No gift is worthy, my Beloved,
Of what thou art to me;
But these frail children of my love,
I would bestow on thee.
The years will come, the years will go,
As poets oft have sung;
But Love is Life, and Life is Love,
And Love, is ever young!
CONTENTS
BROWN LEAVES
From the pipes of old Winter, has come a shrill blast,
And upon the gray earth a pure mantle is cast.
’Tis a garment of snow-flakes come down from the skies
And beneath it, in silence, the patient earth lies.
The moaning and rustling of dead leaves is past—
The comforter came, they are sheltered at last.
O, brown leaves of autumn! ’Tis a wise hand that leads,
And he sends what is best, who best knoweth our needs.
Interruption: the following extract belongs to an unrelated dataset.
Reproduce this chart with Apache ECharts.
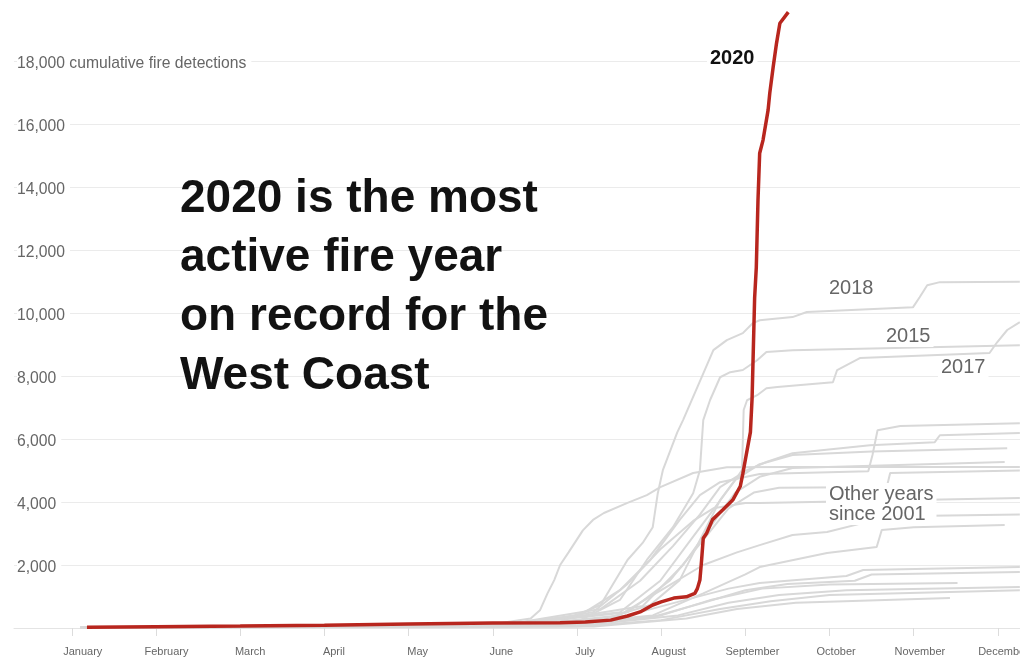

He gives and he takes, and in taking he gives:
From life cometh death, and in dying we live.
From mists of the river, the brooklet and sea
This beautiful shroud has been woven, and ye
Of its coming wist not, for from out the still air
It as silently fell as an answer to prayer.
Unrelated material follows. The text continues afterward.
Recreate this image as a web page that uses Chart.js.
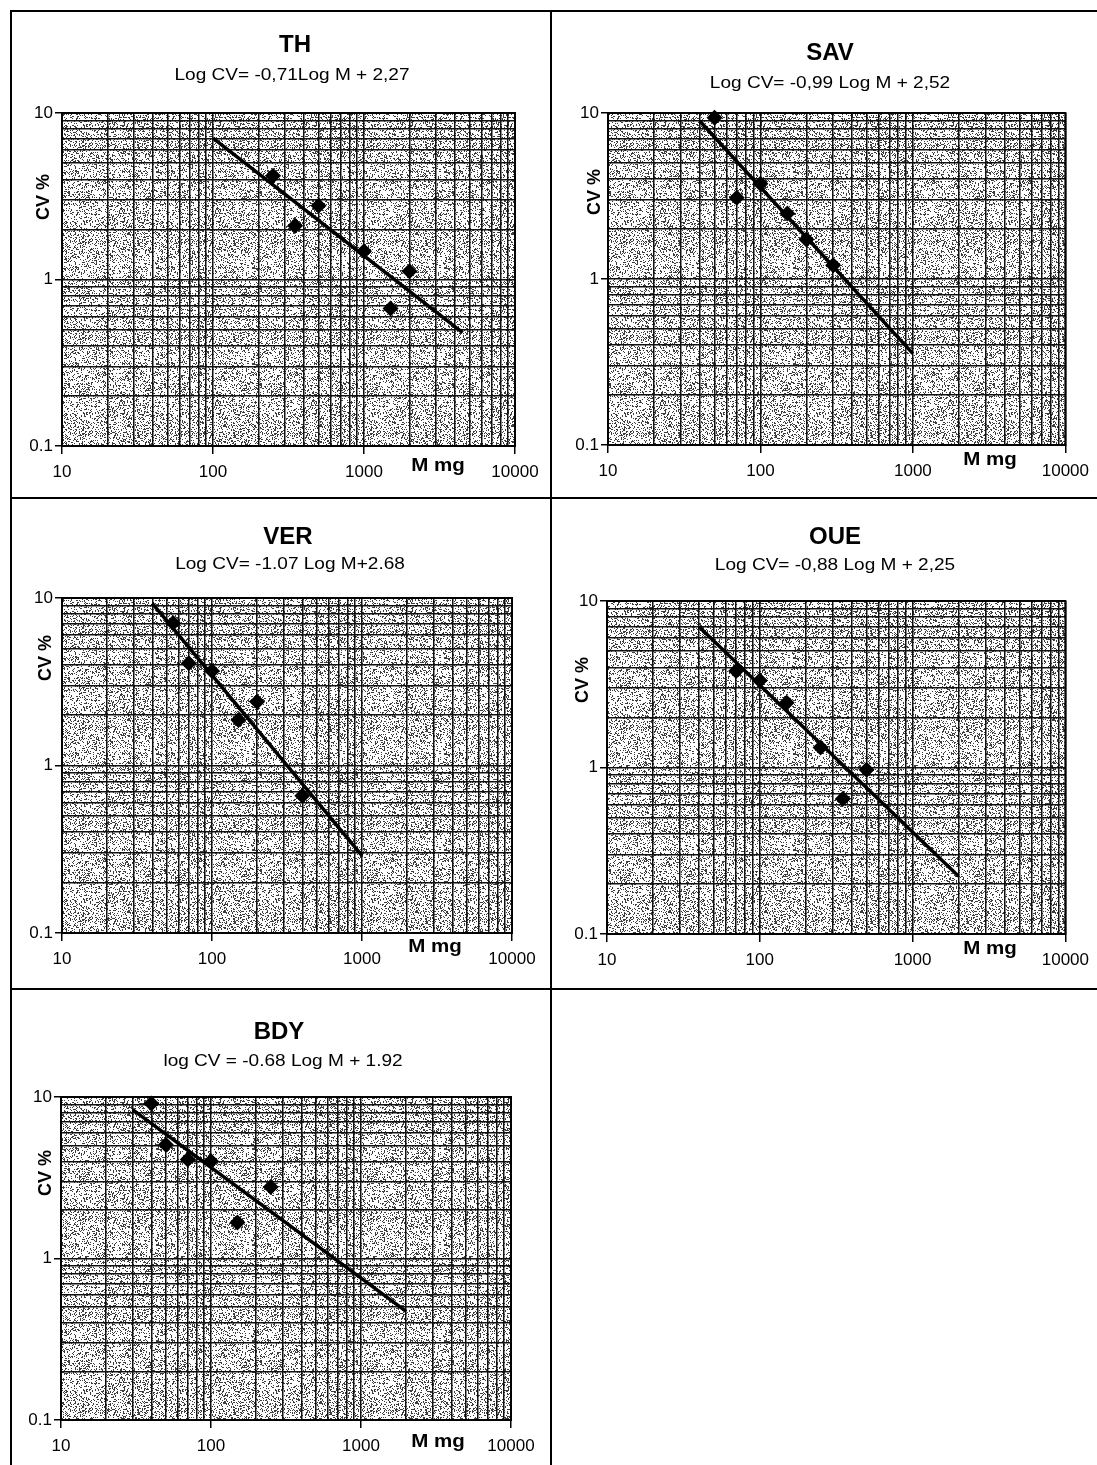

O, could ye but creep from your coverlet white
And visit your home, a most wonderful sight
Would gladden your hearts, for the sun met the snow,
And the frost followed on with his cold breath, and lo!
Your home is a palace of crystal more bright
Than Aladdin beheld with his magical light.
Ye glow and ye fade—but as wondrous to me
Is the leaf on the ground as the leaf on the tree:
For links in time’s chain clasp eternity fast
And the chain becomes endless. Ever the past
Pays its debt to the future, leaf-life, or man’s,
So perfect the system that surely no hands
But of Infinite wisdom and love could be
The author of such an unerring decree.
Who knoweth the end? Little leaflets, not we!
Enough for ourselves, as we hang on life’s tree,
To gather the sunshine and freely bestow
Our shade to the weary and faint ones below.
And when we grow brown, as, surely we must,
The end will be glorious can we but trust
That the Infinite love, which careth for all,
Forgets not the little brown leaves when they fall.